** START OF DATA LINES **
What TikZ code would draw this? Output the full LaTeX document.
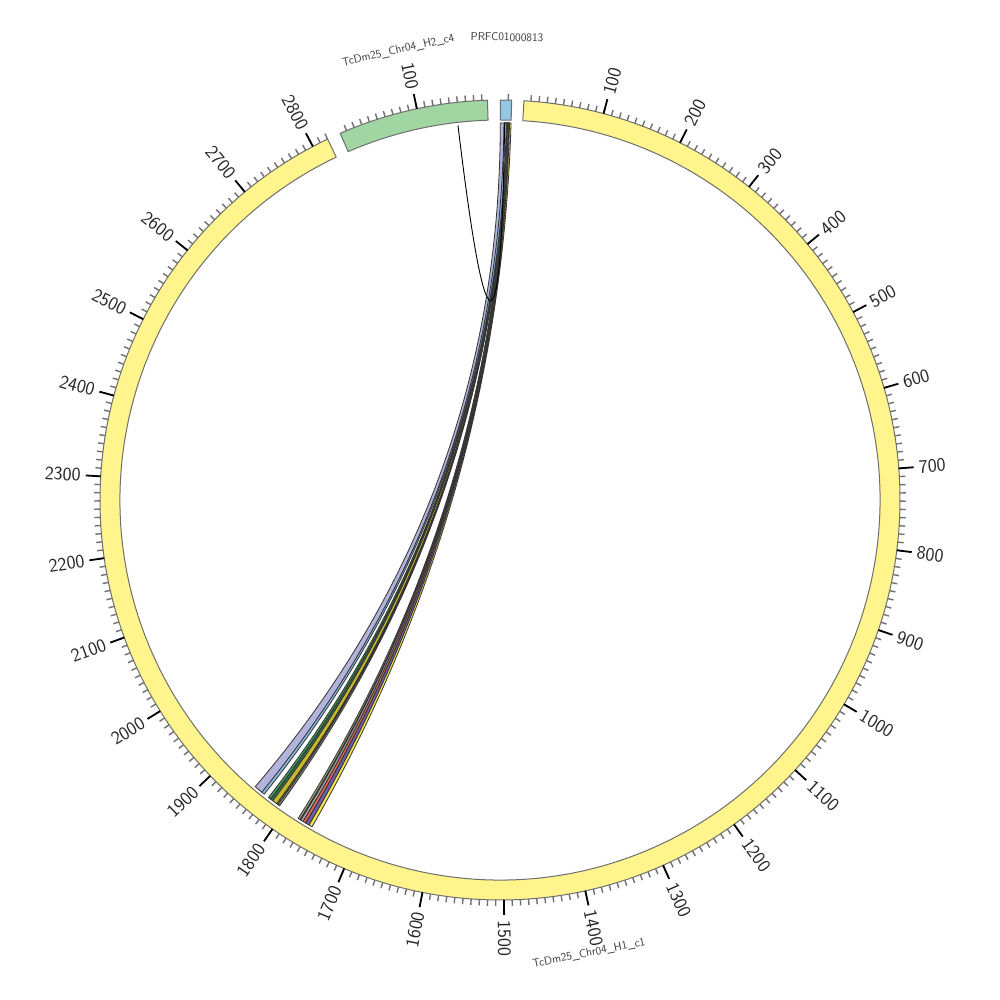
\documentclass[tikz,border=0pt]{standalone}
\usetikzlibrary{calc}
\definecolor{segyellow}{HTML}{FFF58C}
\definecolor{seggreen}{HTML}{A1D6A3}
\definecolor{segblue}{HTML}{95C6E3}
\definecolor{segline}{HTML}{6E6E6E}
\definecolor{tickgray}{HTML}{707070}
\definecolor{labtext}{HTML}{262626}
\definecolor{labtextb}{HTML}{3A3A3A}
\definecolor{linkline}{HTML}{333333}
\definecolor{clav}{HTML}{B3B3DB}
\definecolor{clblue}{HTML}{86B8E2}
\definecolor{cgreen}{HTML}{3F9F5F}
\definecolor{cdkgreen}{HTML}{2F6F4F}
\definecolor{cyel}{HTML}{C8B82A}
\definecolor{colive}{HTML}{8F8F3A}
\definecolor{cgray}{HTML}{8C8C8C}
\definecolor{colgray}{HTML}{A4A482}
\definecolor{cltgreen}{HTML}{9ED09E}
\definecolor{cgrayb}{HTML}{A8A8A8}
\definecolor{cred}{HTML}{E26850}
\definecolor{cpurple}{HTML}{6E5EAE}
\definecolor{cyellow}{HTML}{F4E64C}
% ribbon from blue segment [a1,a2] (angles clockwise from top, deg) to yellow positions [p1,p2]
\newcommand{\myribbon}[5]{%
  \pgfmathsetmacro\ta{90-#1}%
  \pgfmathsetmacro\tb{90-#2}%
  \pgfmathsetmacro\tc{86.74-#3*0.11745}%
  \pgfmathsetmacro\td{86.74-#4*0.11745}%
  \filldraw[link, fill=#5] (\ta:377pt) .. controls (\ta:125.67pt) and (\td:125.67pt) .. (\td:377pt)
    arc[start angle=\td, end angle=\tc, radius=377pt]
    .. controls (\tc:125.67pt) and (\tb:125.67pt) .. (\tb:377pt)
    arc[start angle=\tb, end angle=\ta, radius=377pt] -- cycle;
}
\begin{document}
\begin{tikzpicture}[x=1pt,y=1pt,
  seg/.style={draw=segline, line width=1pt, line join=round},
  minortick/.style={draw=tickgray, line width=1.4pt},
  majortick/.style={draw=black, line width=1.8pt},
  ticklab/.style={font=\sffamily\fontsize{19}{19}\selectfont, text=labtext, inner sep=0pt},
  seglab/.style={font=\sffamily\fontsize{11.5}{12}\selectfont, text=labtextb, inner sep=0pt},
  link/.style={draw=linkline, line width=0.8pt, line join=round},
  thinlink/.style={draw=black, line width=0.9pt}]
\useasboundingbox (-500pt,-500pt) rectangle (500pt,500pt);

% ---------- ribbons ----------
% group 2
\myribbon{0.70}{0.95}{1824}{1827.5}{cgreen}
\myribbon{0.75}{1.00}{1820.5}{1824}{cdkgreen}
\myribbon{0.80}{1.05}{1814}{1820.5}{cyel}
\myribbon{0.85}{1.10}{1812}{1814}{colive}
\myribbon{0.90}{1.15}{1809.5}{1812}{cgray}
% group 3
\myribbon{1.05}{1.25}{1777.5}{1780.5}{colgray}
\myribbon{1.10}{1.30}{1776.5}{1777.5}{cltgreen}
\myribbon{1.15}{1.38}{1773}{1776.5}{cgrayb}
\myribbon{1.25}{1.48}{1769}{1773}{cred}
\myribbon{1.35}{1.58}{1764}{1769}{cpurple}
\myribbon{1.45}{1.68}{1759.5}{1764}{cyellow}
% group 1
\myribbon{0.05}{0.85}{1838}{1849.6}{clav}
\myribbon{0.60}{0.95}{1834.5}{1838.5}{clblue}

% thin link green -> blue
\coordinate (lc) at (0,23pt);
\coordinate (lg) at (96.4:377pt);
\coordinate (lb) at (89.3:377pt);
\draw[thinlink] (lg) .. controls ($(lg)!0.6667!(lc)$) and ($(lb)!0.6667!(lc)$) .. (lb);

% ---------- segments ----------
\draw[seg, fill=segyellow] (86.56:380pt) -- (86.56:400pt)
  arc[start angle=86.56, end angle=-244.47, radius=400pt] -- (-244.47:380pt)
  arc[start angle=-244.47, end angle=86.56, radius=380pt] -- cycle;
\draw[seg, fill=seggreen] (-246.45:380pt) -- (-246.45:400pt)
  arc[start angle=-246.45, end angle=-268.2, radius=400pt] -- (-268.2:380pt)
  arc[start angle=-268.2, end angle=-246.45, radius=380pt] -- cycle;
\draw[seg, fill=segblue] (89.95:380pt) -- (89.95:400pt)
  arc[start angle=89.95, end angle=88.32, radius=400pt] -- (88.32:380pt)
  arc[start angle=88.32, end angle=89.95, radius=380pt] -- cycle;

% ---------- ticks: yellow ----------
\foreach \p in {10,20,...,2820}{
  \pgfmathsetmacro\t{86.74-\p*0.11745}
  \draw[minortick] (\t:400pt) -- (\t:406pt);
}
\foreach \p in {100,200,...,2800}{
  \pgfmathsetmacro\t{86.74-\p*0.11745}
  \draw[majortick] (\t:400pt) -- (\t:415pt);
  \ifdim\t pt<-90pt
    \pgfmathsetmacro\tr{\t+180}
    \node[ticklab, anchor=east, rotate=\tr] (ty\p) at (\t:420pt) {\p};
  \else
    \node[ticklab, anchor=west, rotate=\t] (ty\p) at (\t:420pt) {\p};
  \fi
}
% ---------- ticks: green ----------
\foreach \p in {10,20,...,180}{
  \pgfmathsetmacro\t{-246.26-\p*0.11745}
  \draw[minortick] (\t:400pt) -- (\t:406pt);
}
\pgfmathsetmacro\tg{-246.26-100*0.11745}
\draw[majortick] (\tg:400pt) -- (\tg:415pt);
\pgfmathsetmacro\tgr{\tg+180}
\node[ticklab, anchor=east, rotate=\tgr] (tg100) at (\tg:420pt) {100};
% ---------- tick: blue ----------
\draw[minortick] (88.82:400pt) -- (88.82:406pt);

% ---------- segment labels ----------
\node[seglab, rotate=11.1] (lY) at (-78.9:462pt) {TcDm25\_Chr04\_H1\_c1};
\node[seglab, rotate=12.75] (lG) at (102.75:461pt) {TcDm25\_Chr04\_H2\_c4};
\node[seglab, rotate=-0.87] (lB) at (89.13:463pt) {PRFC01000813};
\end{tikzpicture}
\end{document}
** END OF DATA LINES **
• **WRITTEN INSTRUCTION**:
Please transcribe the material above exactly as written. Leave the pictures out.

• **CORRECT OUTPUT**:
What TikZ code would draw this? Output the full LaTeX document.
\documentclass[tikz,border=0pt]{standalone}
\usetikzlibrary{calc}
\definecolor{segyellow}{HTML}{FFF58C}
\definecolor{seggreen}{HTML}{A1D6A3}
\definecolor{segblue}{HTML}{95C6E3}
\definecolor{segline}{HTML}{6E6E6E}
\definecolor{tickgray}{HTML}{707070}
\definecolor{labtext}{HTML}{262626}
\definecolor{labtextb}{HTML}{3A3A3A}
\definecolor{linkline}{HTML}{333333}
\definecolor{clav}{HTML}{B3B3DB}
\definecolor{clblue}{HTML}{86B8E2}
\definecolor{cgreen}{HTML}{3F9F5F}
\definecolor{cdkgreen}{HTML}{2F6F4F}
\definecolor{cyel}{HTML}{C8B82A}
\definecolor{colive}{HTML}{8F8F3A}
\definecolor{cgray}{HTML}{8C8C8C}
\definecolor{colgray}{HTML}{A4A482}
\definecolor{cltgreen}{HTML}{9ED09E}
\definecolor{cgrayb}{HTML}{A8A8A8}
\definecolor{cred}{HTML}{E26850}
\definecolor{cpurple}{HTML}{6E5EAE}
\definecolor{cyellow}{HTML}{F4E64C}
% ribbon from blue segment [a1,a2] (angles clockwise from top, deg) to yellow positions [p1,p2]
\newcommand{\myribbon}[5]{%
  \pgfmathsetmacro\ta{90-#1}%
  \pgfmathsetmacro\tb{90-#2}%
  \pgfmathsetmacro\tc{86.74-#3*0.11745}%
  \pgfmathsetmacro\td{86.74-#4*0.11745}%
  \filldraw[link, fill=#5] (\ta:377pt) .. controls (\ta:125.67pt) and (\td:125.67pt) .. (\td:377pt)
    arc[start angle=\td, end angle=\tc, radius=377pt]
    .. controls (\tc:125.67pt) and (\tb:125.67pt) .. (\tb:377pt)
    arc[start angle=\tb, end angle=\ta, radius=377pt] -- cycle;
}
\begin{document}
\begin{tikzpicture}[x=1pt,y=1pt,
  seg/.style={draw=segline, line width=1pt, line join=round},
  minortick/.style={draw=tickgray, line width=1.4pt},
  majortick/.style={draw=black, line width=1.8pt},
  ticklab/.style={font=\sffamily\fontsize{19}{19}\selectfont, text=labtext, inner sep=0pt},
  seglab/.style={font=\sffamily\fontsize{11.5}{12}\selectfont, text=labtextb, inner sep=0pt},
  link/.style={draw=linkline, line width=0.8pt, line join=round},
  thinlink/.style={draw=black, line width=0.9pt}]
\useasboundingbox (-500pt,-500pt) rectangle (500pt,500pt);

% ---------- ribbons ----------
% group 2
\myribbon{0.70}{0.95}{1824}{1827.5}{cgreen}
\myribbon{0.75}{1.00}{1820.5}{1824}{cdkgreen}
\myribbon{0.80}{1.05}{1814}{1820.5}{cyel}
\myribbon{0.85}{1.10}{1812}{1814}{colive}
\myribbon{0.90}{1.15}{1809.5}{1812}{cgray}
% group 3
\myribbon{1.05}{1.25}{1777.5}{1780.5}{colgray}
\myribbon{1.10}{1.30}{1776.5}{1777.5}{cltgreen}
\myribbon{1.15}{1.38}{1773}{1776.5}{cgrayb}
\myribbon{1.25}{1.48}{1769}{1773}{cred}
\myribbon{1.35}{1.58}{1764}{1769}{cpurple}
\myribbon{1.45}{1.68}{1759.5}{1764}{cyellow}
% group 1
\myribbon{0.05}{0.85}{1838}{1849.6}{clav}
\myribbon{0.60}{0.95}{1834.5}{1838.5}{clblue}

% thin link green -> blue
\coordinate (lc) at (0,23pt);
\coordinate (lg) at (96.4:377pt);
\coordinate (lb) at (89.3:377pt);
\draw[thinlink] (lg) .. controls ($(lg)!0.6667!(lc)$) and ($(lb)!0.6667!(lc)$) .. (lb);

% ---------- segments ----------
\draw[seg, fill=segyellow] (86.56:380pt) -- (86.56:400pt)
  arc[start angle=86.56, end angle=-244.47, radius=400pt] -- (-244.47:380pt)
  arc[start angle=-244.47, end angle=86.56, radius=380pt] -- cycle;
\draw[seg, fill=seggreen] (-246.45:380pt) -- (-246.45:400pt)
  arc[start angle=-246.45, end angle=-268.2, radius=400pt] -- (-268.2:380pt)
  arc[start angle=-268.2, end angle=-246.45, radius=380pt] -- cycle;
\draw[seg, fill=segblue] (89.95:380pt) -- (89.95:400pt)
  arc[start angle=89.95, end angle=88.32, radius=400pt] -- (88.32:380pt)
  arc[start angle=88.32, end angle=89.95, radius=380pt] -- cycle;

% ---------- ticks: yellow ----------
\foreach \p in {10,20,...,2820}{
  \pgfmathsetmacro\t{86.74-\p*0.11745}
  \draw[minortick] (\t:400pt) -- (\t:406pt);
}
\foreach \p in {100,200,...,2800}{
  \pgfmathsetmacro\t{86.74-\p*0.11745}
  \draw[majortick] (\t:400pt) -- (\t:415pt);
  \ifdim\t pt<-90pt
    \pgfmathsetmacro\tr{\t+180}
    \node[ticklab, anchor=east, rotate=\tr] (ty\p) at (\t:420pt) {\p};
  \else
    \node[ticklab, anchor=west, rotate=\t] (ty\p) at (\t:420pt) {\p};
  \fi
}
% ---------- ticks: green ----------
\foreach \p in {10,20,...,180}{
  \pgfmathsetmacro\t{-246.26-\p*0.11745}
  \draw[minortick] (\t:400pt) -- (\t:406pt);
}
\pgfmathsetmacro\tg{-246.26-100*0.11745}
\draw[majortick] (\tg:400pt) -- (\tg:415pt);
\pgfmathsetmacro\tgr{\tg+180}
\node[ticklab, anchor=east, rotate=\tgr] (tg100) at (\tg:420pt) {100};
% ---------- tick: blue ----------
\draw[minortick] (88.82:400pt) -- (88.82:406pt);

% ---------- segment labels ----------
\node[seglab, rotate=11.1] (lY) at (-78.9:462pt) {TcDm25\_Chr04\_H1\_c1};
\node[seglab, rotate=12.75] (lG) at (102.75:461pt) {TcDm25\_Chr04\_H2\_c4};
\node[seglab, rotate=-0.87] (lB) at (89.13:463pt) {PRFC01000813};
\end{tikzpicture}
\end{document}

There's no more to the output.